**AIM:**
All the data should be repeated exactly. Any image in it is left out.
-- START SOURCE DATA --
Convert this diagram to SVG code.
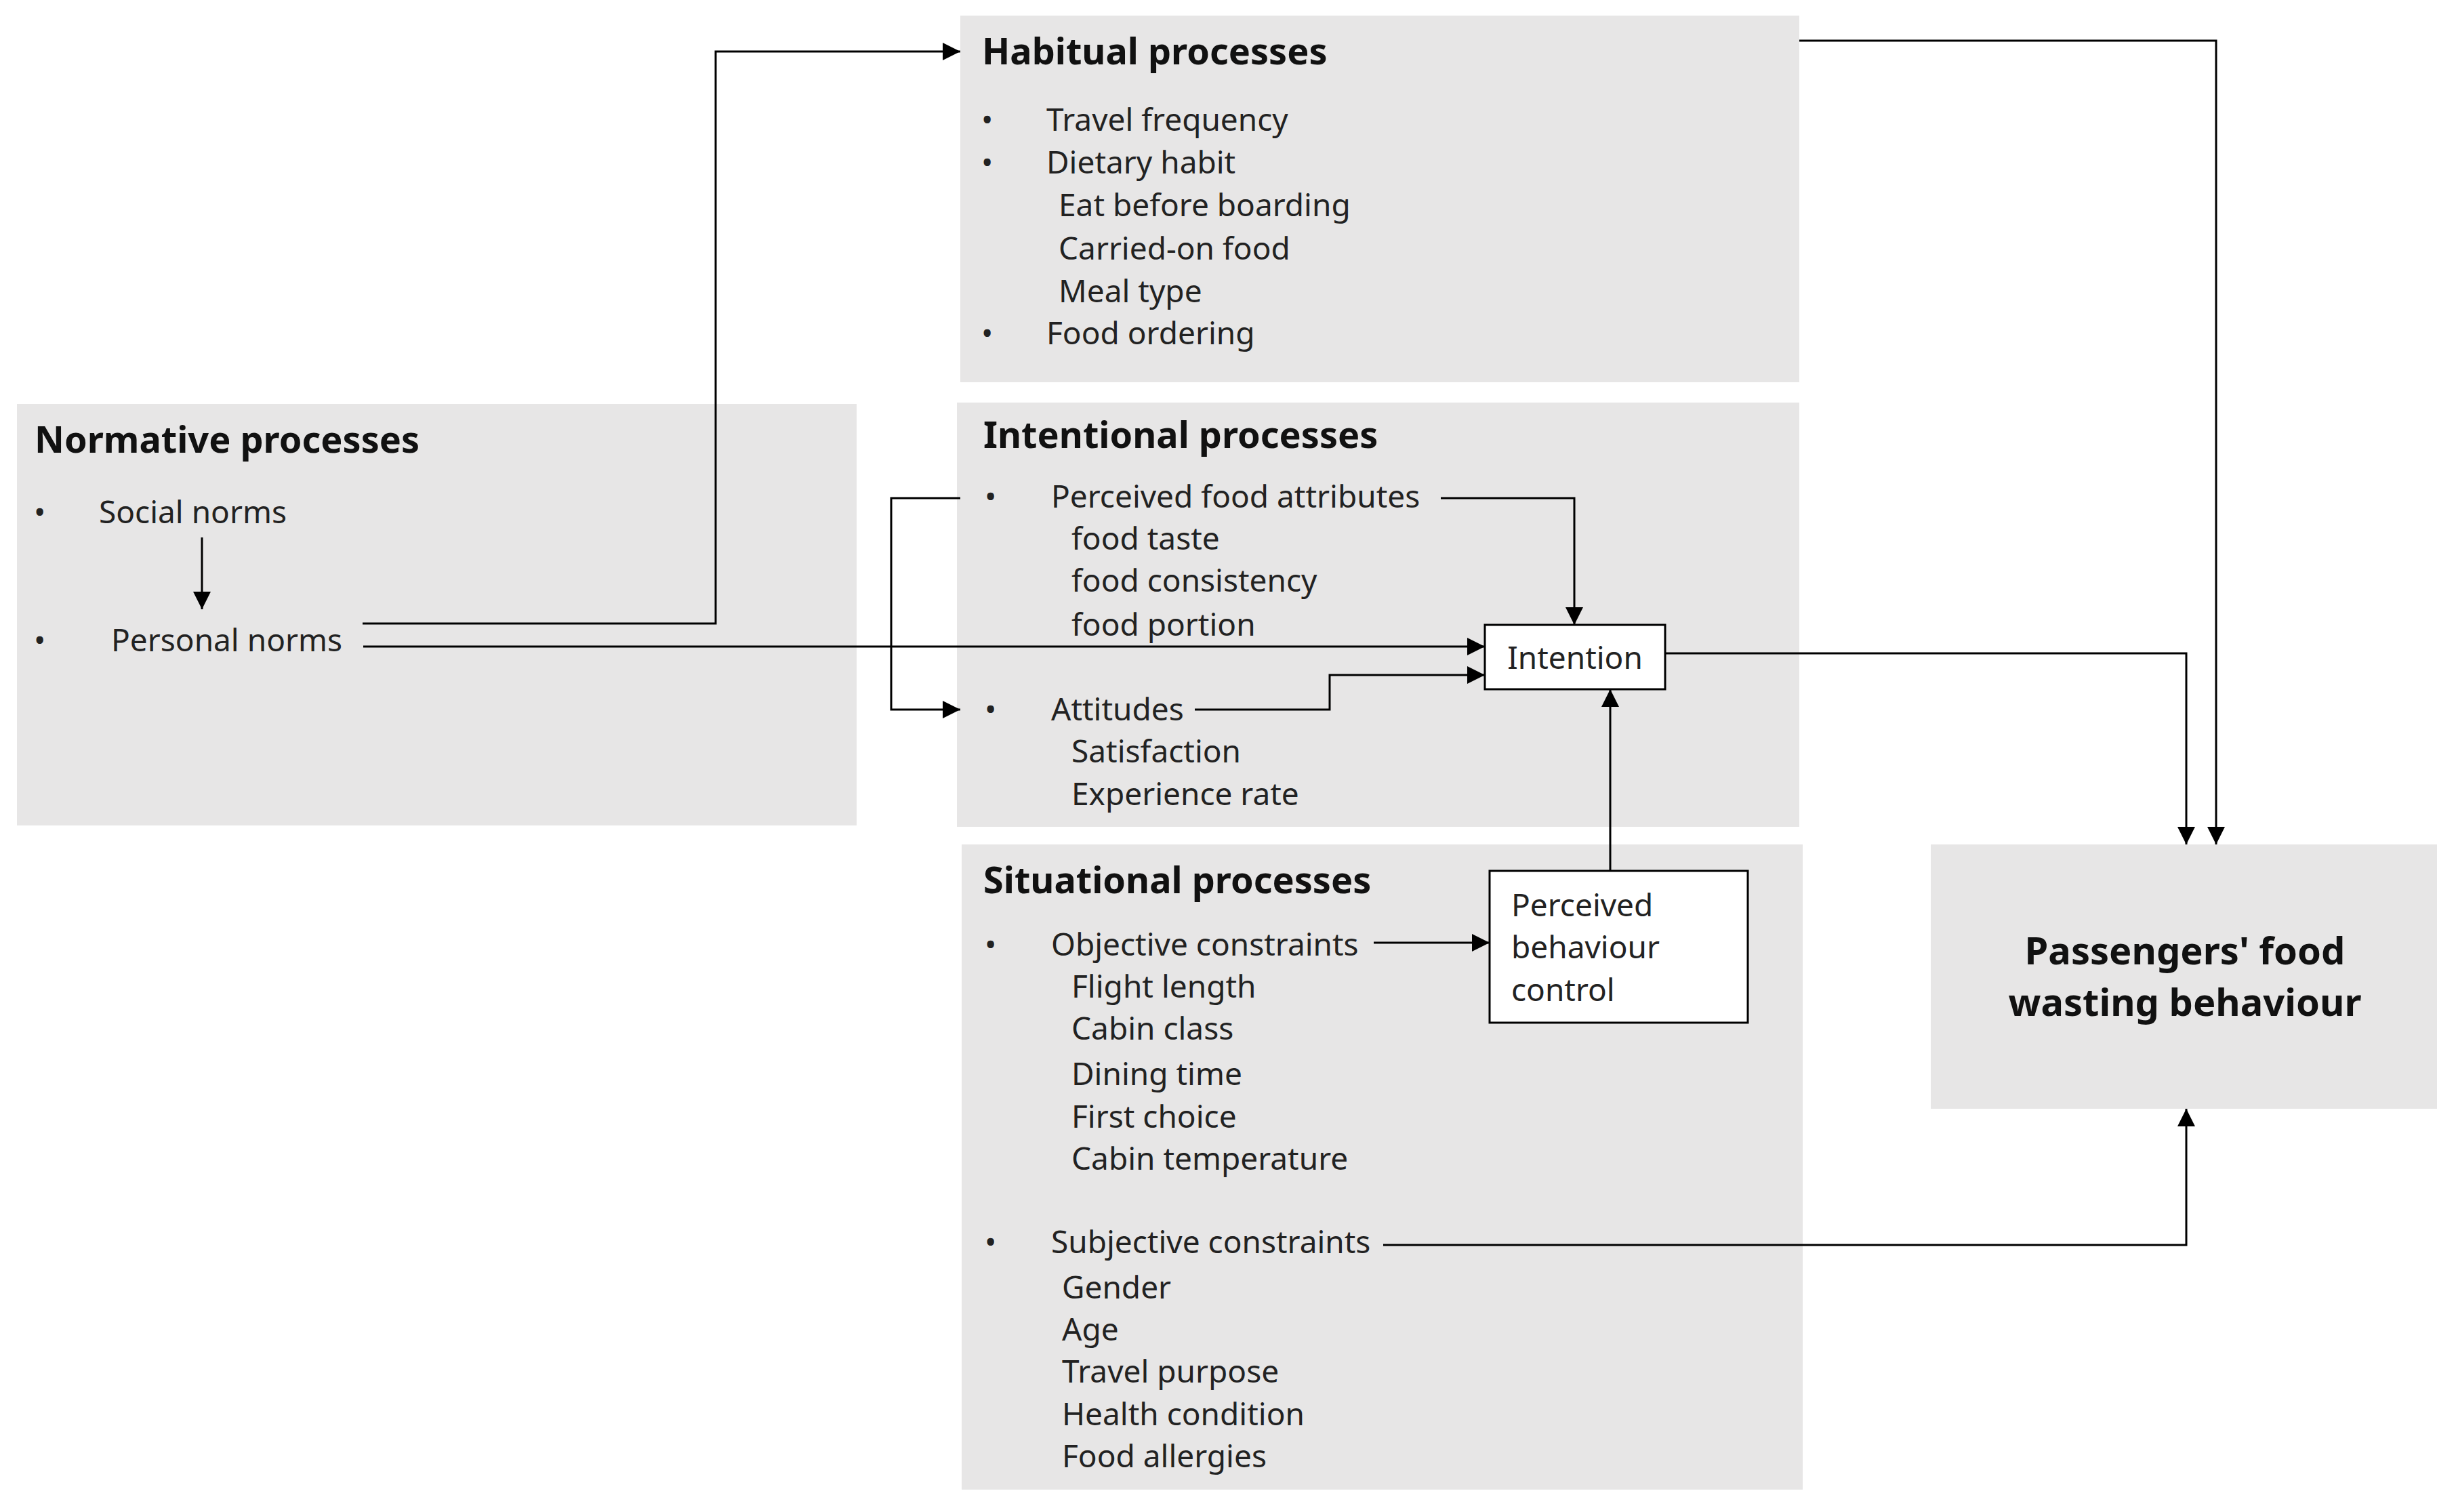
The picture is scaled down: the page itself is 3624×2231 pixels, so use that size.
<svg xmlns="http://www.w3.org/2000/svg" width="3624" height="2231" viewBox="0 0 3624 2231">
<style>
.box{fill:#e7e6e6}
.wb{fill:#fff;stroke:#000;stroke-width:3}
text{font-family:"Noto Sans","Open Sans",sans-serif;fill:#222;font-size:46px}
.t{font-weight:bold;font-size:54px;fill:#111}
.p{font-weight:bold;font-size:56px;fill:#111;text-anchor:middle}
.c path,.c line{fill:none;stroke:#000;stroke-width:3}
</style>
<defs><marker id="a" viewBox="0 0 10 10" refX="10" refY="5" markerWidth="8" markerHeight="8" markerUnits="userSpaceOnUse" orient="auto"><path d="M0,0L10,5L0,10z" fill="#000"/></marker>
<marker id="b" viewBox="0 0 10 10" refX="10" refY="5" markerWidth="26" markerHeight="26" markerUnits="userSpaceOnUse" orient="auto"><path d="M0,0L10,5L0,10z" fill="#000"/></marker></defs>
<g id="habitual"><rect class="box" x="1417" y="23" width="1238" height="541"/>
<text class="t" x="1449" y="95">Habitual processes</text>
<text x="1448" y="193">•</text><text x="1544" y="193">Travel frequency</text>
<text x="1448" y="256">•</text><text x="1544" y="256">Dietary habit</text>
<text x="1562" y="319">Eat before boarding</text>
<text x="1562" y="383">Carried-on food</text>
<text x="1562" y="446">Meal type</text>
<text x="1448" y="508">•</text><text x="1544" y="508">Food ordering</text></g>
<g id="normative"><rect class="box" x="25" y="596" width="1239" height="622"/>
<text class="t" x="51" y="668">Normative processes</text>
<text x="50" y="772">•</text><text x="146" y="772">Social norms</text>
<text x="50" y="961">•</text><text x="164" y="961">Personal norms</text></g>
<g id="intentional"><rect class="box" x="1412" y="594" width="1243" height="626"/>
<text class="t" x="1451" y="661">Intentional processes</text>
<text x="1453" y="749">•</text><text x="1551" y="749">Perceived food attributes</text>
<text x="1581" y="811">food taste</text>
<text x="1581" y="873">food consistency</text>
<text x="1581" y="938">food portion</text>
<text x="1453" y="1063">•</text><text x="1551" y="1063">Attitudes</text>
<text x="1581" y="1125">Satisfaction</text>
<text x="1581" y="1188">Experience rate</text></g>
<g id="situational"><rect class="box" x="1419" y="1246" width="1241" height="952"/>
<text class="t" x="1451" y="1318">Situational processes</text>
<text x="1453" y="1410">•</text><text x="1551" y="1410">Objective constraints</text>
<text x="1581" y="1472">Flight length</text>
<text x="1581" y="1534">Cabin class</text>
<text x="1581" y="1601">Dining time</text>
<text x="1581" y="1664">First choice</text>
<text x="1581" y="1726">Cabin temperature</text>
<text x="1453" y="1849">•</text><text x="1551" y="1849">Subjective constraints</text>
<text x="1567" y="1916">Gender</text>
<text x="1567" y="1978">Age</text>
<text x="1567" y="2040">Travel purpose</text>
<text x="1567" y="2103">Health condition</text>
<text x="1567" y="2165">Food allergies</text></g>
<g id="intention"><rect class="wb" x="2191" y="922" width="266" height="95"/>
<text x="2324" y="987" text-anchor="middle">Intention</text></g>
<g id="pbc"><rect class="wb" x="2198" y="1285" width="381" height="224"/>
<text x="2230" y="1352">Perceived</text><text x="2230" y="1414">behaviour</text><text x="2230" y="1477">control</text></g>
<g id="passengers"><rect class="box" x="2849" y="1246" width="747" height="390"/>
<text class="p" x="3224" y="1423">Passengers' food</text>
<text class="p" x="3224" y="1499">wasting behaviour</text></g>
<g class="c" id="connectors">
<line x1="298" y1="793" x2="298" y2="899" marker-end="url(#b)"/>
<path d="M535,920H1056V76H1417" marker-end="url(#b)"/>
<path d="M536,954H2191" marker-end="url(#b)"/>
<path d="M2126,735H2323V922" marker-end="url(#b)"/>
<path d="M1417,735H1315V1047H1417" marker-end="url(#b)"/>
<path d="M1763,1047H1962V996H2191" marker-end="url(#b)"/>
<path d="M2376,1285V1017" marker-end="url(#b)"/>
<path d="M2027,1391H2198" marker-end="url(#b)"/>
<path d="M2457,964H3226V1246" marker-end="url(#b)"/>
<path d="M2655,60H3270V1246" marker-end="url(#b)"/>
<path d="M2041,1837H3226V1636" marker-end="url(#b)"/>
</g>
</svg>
-- END SOURCE DATA --
**WRITTEN REPLY:**
Convert this diagram to SVG code.
The picture is scaled down: the page itself is 3624×2231 pixels, so use that size.
<svg xmlns="http://www.w3.org/2000/svg" width="3624" height="2231" viewBox="0 0 3624 2231">
<style>
.box{fill:#e7e6e6}
.wb{fill:#fff;stroke:#000;stroke-width:3}
text{font-family:"Noto Sans","Open Sans",sans-serif;fill:#222;font-size:46px}
.t{font-weight:bold;font-size:54px;fill:#111}
.p{font-weight:bold;font-size:56px;fill:#111;text-anchor:middle}
.c path,.c line{fill:none;stroke:#000;stroke-width:3}
</style>
<defs><marker id="a" viewBox="0 0 10 10" refX="10" refY="5" markerWidth="8" markerHeight="8" markerUnits="userSpaceOnUse" orient="auto"><path d="M0,0L10,5L0,10z" fill="#000"/></marker>
<marker id="b" viewBox="0 0 10 10" refX="10" refY="5" markerWidth="26" markerHeight="26" markerUnits="userSpaceOnUse" orient="auto"><path d="M0,0L10,5L0,10z" fill="#000"/></marker></defs>
<g id="habitual"><rect class="box" x="1417" y="23" width="1238" height="541"/>
<text class="t" x="1449" y="95">Habitual processes</text>
<text x="1448" y="193">•</text><text x="1544" y="193">Travel frequency</text>
<text x="1448" y="256">•</text><text x="1544" y="256">Dietary habit</text>
<text x="1562" y="319">Eat before boarding</text>
<text x="1562" y="383">Carried-on food</text>
<text x="1562" y="446">Meal type</text>
<text x="1448" y="508">•</text><text x="1544" y="508">Food ordering</text></g>
<g id="normative"><rect class="box" x="25" y="596" width="1239" height="622"/>
<text class="t" x="51" y="668">Normative processes</text>
<text x="50" y="772">•</text><text x="146" y="772">Social norms</text>
<text x="50" y="961">•</text><text x="164" y="961">Personal norms</text></g>
<g id="intentional"><rect class="box" x="1412" y="594" width="1243" height="626"/>
<text class="t" x="1451" y="661">Intentional processes</text>
<text x="1453" y="749">•</text><text x="1551" y="749">Perceived food attributes</text>
<text x="1581" y="811">food taste</text>
<text x="1581" y="873">food consistency</text>
<text x="1581" y="938">food portion</text>
<text x="1453" y="1063">•</text><text x="1551" y="1063">Attitudes</text>
<text x="1581" y="1125">Satisfaction</text>
<text x="1581" y="1188">Experience rate</text></g>
<g id="situational"><rect class="box" x="1419" y="1246" width="1241" height="952"/>
<text class="t" x="1451" y="1318">Situational processes</text>
<text x="1453" y="1410">•</text><text x="1551" y="1410">Objective constraints</text>
<text x="1581" y="1472">Flight length</text>
<text x="1581" y="1534">Cabin class</text>
<text x="1581" y="1601">Dining time</text>
<text x="1581" y="1664">First choice</text>
<text x="1581" y="1726">Cabin temperature</text>
<text x="1453" y="1849">•</text><text x="1551" y="1849">Subjective constraints</text>
<text x="1567" y="1916">Gender</text>
<text x="1567" y="1978">Age</text>
<text x="1567" y="2040">Travel purpose</text>
<text x="1567" y="2103">Health condition</text>
<text x="1567" y="2165">Food allergies</text></g>
<g id="intention"><rect class="wb" x="2191" y="922" width="266" height="95"/>
<text x="2324" y="987" text-anchor="middle">Intention</text></g>
<g id="pbc"><rect class="wb" x="2198" y="1285" width="381" height="224"/>
<text x="2230" y="1352">Perceived</text><text x="2230" y="1414">behaviour</text><text x="2230" y="1477">control</text></g>
<g id="passengers"><rect class="box" x="2849" y="1246" width="747" height="390"/>
<text class="p" x="3224" y="1423">Passengers' food</text>
<text class="p" x="3224" y="1499">wasting behaviour</text></g>
<g class="c" id="connectors">
<line x1="298" y1="793" x2="298" y2="899" marker-end="url(#b)"/>
<path d="M535,920H1056V76H1417" marker-end="url(#b)"/>
<path d="M536,954H2191" marker-end="url(#b)"/>
<path d="M2126,735H2323V922" marker-end="url(#b)"/>
<path d="M1417,735H1315V1047H1417" marker-end="url(#b)"/>
<path d="M1763,1047H1962V996H2191" marker-end="url(#b)"/>
<path d="M2376,1285V1017" marker-end="url(#b)"/>
<path d="M2027,1391H2198" marker-end="url(#b)"/>
<path d="M2457,964H3226V1246" marker-end="url(#b)"/>
<path d="M2655,60H3270V1246" marker-end="url(#b)"/>
<path d="M2041,1837H3226V1636" marker-end="url(#b)"/>
</g>
</svg>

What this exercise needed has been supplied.